» **Required task**: Identify, in the records below, every line where the string "code" appears, and copy each such line.

» **Supplied material**:

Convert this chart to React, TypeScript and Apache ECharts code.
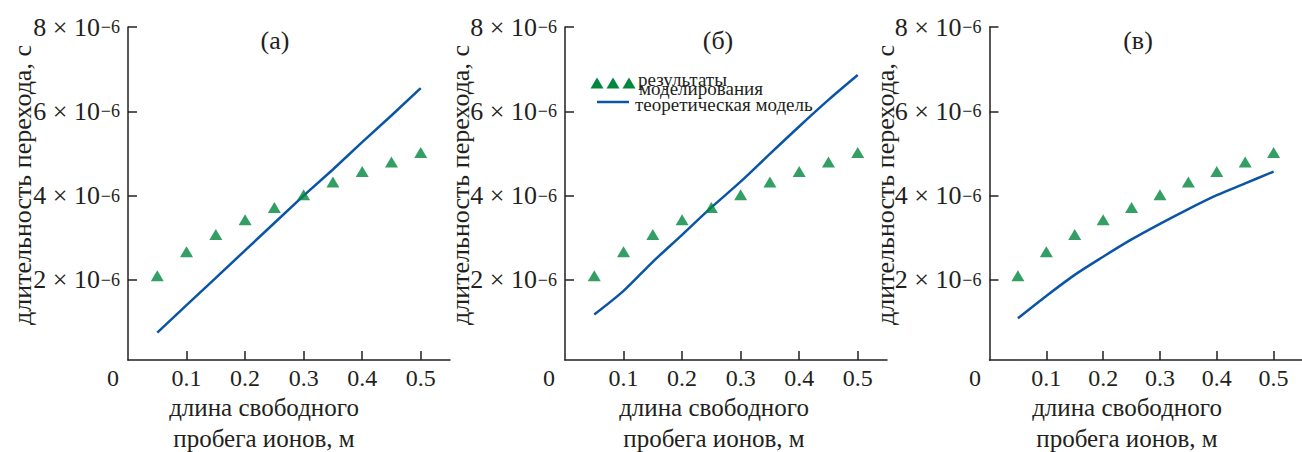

---

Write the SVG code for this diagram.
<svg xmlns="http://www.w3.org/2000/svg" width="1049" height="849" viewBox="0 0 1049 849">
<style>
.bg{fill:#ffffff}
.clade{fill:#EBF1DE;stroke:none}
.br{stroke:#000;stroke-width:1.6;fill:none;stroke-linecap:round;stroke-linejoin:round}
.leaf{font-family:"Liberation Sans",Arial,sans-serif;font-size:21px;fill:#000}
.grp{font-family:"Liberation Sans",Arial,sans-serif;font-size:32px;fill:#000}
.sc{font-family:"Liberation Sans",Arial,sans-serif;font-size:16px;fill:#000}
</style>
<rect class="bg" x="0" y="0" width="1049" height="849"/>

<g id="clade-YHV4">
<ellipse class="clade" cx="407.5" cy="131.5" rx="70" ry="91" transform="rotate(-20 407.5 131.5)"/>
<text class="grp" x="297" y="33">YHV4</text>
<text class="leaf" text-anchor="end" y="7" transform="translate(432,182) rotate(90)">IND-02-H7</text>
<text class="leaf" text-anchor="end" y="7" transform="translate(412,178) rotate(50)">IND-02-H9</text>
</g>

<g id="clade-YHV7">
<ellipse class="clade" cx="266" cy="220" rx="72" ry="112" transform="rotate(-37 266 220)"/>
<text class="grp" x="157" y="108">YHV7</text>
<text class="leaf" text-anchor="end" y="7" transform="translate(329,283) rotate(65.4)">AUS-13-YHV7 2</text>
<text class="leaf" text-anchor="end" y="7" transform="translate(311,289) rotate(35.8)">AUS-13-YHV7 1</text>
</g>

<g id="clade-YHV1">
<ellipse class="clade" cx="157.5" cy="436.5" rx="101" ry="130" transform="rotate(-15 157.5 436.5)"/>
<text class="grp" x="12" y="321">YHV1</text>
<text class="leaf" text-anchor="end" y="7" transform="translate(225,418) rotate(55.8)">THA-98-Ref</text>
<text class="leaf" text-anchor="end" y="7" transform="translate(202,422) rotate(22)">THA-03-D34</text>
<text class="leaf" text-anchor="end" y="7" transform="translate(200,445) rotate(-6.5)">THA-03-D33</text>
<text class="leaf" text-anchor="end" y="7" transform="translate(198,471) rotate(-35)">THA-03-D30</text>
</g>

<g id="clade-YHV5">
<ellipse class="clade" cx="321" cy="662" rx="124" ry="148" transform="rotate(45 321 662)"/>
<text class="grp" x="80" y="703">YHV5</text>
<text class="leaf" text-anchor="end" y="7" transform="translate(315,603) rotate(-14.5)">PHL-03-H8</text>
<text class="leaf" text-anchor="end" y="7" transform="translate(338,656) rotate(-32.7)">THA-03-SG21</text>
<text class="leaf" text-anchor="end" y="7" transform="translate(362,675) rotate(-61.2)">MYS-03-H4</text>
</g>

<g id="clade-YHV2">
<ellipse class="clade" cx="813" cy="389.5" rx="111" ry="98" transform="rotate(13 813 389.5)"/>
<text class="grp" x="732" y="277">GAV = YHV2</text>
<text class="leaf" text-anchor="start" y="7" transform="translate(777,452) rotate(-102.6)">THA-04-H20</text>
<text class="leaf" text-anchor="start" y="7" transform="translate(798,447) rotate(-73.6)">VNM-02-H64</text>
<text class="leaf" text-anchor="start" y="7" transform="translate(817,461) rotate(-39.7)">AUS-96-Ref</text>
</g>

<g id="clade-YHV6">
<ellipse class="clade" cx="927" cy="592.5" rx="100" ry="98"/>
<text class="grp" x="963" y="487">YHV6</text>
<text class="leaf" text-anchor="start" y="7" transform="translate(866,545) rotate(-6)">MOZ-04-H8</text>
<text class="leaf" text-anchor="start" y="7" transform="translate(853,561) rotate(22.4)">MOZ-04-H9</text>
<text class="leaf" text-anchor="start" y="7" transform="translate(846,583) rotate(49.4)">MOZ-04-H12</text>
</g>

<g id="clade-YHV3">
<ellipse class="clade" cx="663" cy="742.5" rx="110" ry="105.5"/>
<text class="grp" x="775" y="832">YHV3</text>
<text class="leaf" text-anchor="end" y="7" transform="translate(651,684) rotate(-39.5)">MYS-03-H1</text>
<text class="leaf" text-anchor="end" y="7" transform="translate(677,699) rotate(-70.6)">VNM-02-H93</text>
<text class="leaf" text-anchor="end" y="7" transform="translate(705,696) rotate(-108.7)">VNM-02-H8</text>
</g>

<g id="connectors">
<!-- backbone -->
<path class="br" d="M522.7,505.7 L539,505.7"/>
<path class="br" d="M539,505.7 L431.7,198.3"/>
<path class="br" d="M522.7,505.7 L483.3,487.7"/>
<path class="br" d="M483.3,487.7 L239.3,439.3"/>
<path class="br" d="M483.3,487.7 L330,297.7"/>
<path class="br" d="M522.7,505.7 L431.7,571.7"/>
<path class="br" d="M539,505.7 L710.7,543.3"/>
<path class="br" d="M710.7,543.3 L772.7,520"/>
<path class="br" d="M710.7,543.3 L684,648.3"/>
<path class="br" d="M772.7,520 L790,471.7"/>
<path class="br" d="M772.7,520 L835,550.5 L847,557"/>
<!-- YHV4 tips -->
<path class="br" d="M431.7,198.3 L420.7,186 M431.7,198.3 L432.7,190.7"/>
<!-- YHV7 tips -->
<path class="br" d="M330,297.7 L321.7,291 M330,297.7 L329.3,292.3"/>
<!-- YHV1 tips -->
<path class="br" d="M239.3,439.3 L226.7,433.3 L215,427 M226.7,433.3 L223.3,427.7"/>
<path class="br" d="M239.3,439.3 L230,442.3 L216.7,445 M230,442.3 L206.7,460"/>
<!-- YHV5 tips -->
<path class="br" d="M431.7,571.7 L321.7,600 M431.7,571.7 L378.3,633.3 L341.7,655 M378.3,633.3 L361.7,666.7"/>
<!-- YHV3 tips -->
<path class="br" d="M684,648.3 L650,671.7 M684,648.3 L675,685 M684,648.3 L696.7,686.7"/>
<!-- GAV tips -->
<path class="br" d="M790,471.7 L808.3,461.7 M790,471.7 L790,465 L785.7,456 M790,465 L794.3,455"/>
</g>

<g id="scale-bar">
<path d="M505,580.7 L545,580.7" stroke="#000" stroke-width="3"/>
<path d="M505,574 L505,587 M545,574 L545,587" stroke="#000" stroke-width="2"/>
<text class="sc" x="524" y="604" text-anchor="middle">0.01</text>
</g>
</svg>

==

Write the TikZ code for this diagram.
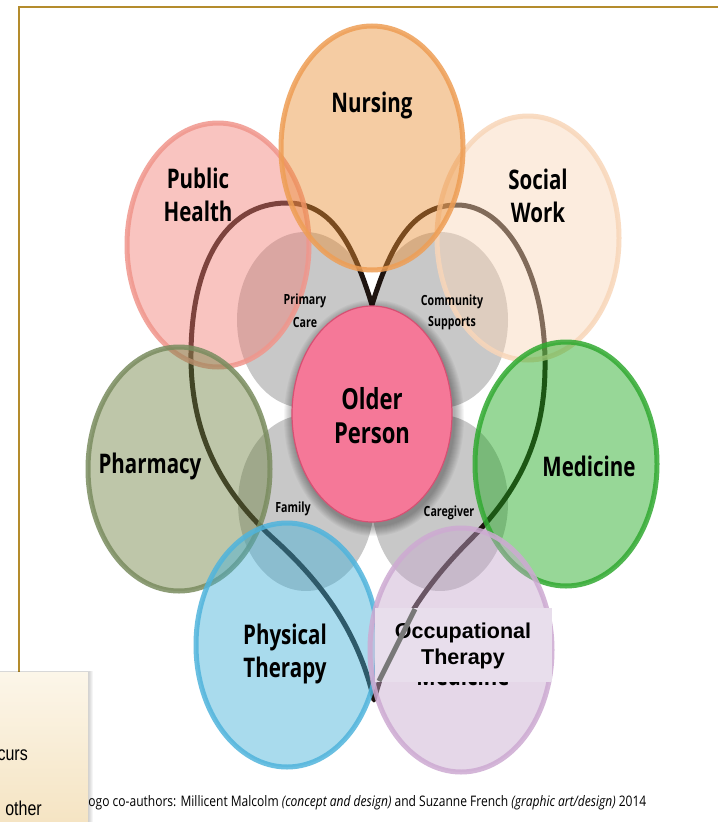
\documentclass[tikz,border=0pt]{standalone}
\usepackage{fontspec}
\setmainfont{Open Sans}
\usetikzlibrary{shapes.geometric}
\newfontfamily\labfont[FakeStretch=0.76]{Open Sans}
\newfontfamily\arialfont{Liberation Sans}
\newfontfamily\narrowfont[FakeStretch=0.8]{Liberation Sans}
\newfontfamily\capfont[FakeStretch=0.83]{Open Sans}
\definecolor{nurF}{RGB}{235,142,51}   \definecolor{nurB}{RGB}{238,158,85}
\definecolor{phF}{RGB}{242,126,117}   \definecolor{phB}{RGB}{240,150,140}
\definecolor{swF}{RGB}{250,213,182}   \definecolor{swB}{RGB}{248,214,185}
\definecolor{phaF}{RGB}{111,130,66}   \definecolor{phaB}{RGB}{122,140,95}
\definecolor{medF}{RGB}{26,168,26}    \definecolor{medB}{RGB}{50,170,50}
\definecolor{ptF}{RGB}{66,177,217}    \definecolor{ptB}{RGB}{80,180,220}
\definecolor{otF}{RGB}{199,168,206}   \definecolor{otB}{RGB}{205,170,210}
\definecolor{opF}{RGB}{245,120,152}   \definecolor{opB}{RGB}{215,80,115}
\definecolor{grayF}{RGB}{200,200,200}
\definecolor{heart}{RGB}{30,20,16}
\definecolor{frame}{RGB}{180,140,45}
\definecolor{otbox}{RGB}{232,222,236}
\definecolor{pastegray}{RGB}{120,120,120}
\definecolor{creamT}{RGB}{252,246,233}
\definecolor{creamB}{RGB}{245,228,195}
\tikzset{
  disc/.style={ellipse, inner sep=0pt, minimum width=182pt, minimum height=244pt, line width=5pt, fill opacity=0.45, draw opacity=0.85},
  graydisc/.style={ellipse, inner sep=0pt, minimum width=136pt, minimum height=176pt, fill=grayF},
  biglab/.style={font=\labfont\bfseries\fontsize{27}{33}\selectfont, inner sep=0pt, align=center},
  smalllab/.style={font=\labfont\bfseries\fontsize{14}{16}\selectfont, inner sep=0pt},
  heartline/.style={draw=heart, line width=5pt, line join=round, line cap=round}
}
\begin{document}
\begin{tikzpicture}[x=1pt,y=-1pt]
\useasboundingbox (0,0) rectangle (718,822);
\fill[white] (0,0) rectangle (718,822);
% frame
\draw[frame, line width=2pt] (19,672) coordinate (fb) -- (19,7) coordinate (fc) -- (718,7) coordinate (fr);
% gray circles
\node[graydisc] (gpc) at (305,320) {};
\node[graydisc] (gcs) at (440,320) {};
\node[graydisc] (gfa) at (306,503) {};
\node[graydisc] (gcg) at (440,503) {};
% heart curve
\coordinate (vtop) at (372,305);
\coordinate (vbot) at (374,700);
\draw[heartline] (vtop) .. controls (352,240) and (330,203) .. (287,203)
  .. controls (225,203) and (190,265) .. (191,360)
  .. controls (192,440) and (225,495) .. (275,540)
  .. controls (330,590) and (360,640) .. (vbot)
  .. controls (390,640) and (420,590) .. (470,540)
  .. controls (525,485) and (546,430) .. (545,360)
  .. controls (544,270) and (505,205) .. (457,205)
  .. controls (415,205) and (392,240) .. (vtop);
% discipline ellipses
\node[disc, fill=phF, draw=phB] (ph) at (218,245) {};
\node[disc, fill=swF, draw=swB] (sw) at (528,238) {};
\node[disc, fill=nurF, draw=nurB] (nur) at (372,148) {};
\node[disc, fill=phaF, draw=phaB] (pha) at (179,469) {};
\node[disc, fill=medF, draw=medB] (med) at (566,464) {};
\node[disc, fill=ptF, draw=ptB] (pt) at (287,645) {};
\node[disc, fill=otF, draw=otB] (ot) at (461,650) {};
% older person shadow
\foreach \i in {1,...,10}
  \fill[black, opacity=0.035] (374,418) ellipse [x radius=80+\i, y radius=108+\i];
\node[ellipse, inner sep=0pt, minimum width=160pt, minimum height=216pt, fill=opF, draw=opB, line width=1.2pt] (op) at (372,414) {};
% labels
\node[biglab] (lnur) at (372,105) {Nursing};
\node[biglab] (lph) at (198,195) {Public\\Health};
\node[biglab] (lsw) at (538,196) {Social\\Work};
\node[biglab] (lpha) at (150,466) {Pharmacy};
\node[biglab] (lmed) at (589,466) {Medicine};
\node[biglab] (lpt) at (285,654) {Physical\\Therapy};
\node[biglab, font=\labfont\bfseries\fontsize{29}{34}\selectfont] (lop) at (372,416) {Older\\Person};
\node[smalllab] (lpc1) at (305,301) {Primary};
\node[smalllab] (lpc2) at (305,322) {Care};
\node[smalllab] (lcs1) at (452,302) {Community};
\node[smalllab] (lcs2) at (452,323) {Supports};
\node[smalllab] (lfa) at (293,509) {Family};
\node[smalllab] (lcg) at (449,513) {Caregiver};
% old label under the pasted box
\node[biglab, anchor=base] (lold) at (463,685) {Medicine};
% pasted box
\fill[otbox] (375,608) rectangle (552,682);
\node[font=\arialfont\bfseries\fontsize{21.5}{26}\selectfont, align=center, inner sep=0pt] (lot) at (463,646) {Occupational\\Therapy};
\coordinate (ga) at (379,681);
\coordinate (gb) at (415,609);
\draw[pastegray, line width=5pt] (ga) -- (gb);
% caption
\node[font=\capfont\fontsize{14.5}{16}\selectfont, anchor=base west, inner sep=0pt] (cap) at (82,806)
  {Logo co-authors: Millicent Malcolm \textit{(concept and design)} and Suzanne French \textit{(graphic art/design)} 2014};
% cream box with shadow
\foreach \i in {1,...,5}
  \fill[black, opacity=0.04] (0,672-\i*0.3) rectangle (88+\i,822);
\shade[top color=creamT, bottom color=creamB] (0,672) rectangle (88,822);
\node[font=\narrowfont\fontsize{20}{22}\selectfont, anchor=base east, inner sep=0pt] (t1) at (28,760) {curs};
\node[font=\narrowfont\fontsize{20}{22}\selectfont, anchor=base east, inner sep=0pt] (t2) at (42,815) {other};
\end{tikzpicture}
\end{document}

» **Answer to the exercise**:
Convert this chart to React, TypeScript and Apache ECharts code.
Write the SVG code for this diagram.
Write the TikZ code for this diagram.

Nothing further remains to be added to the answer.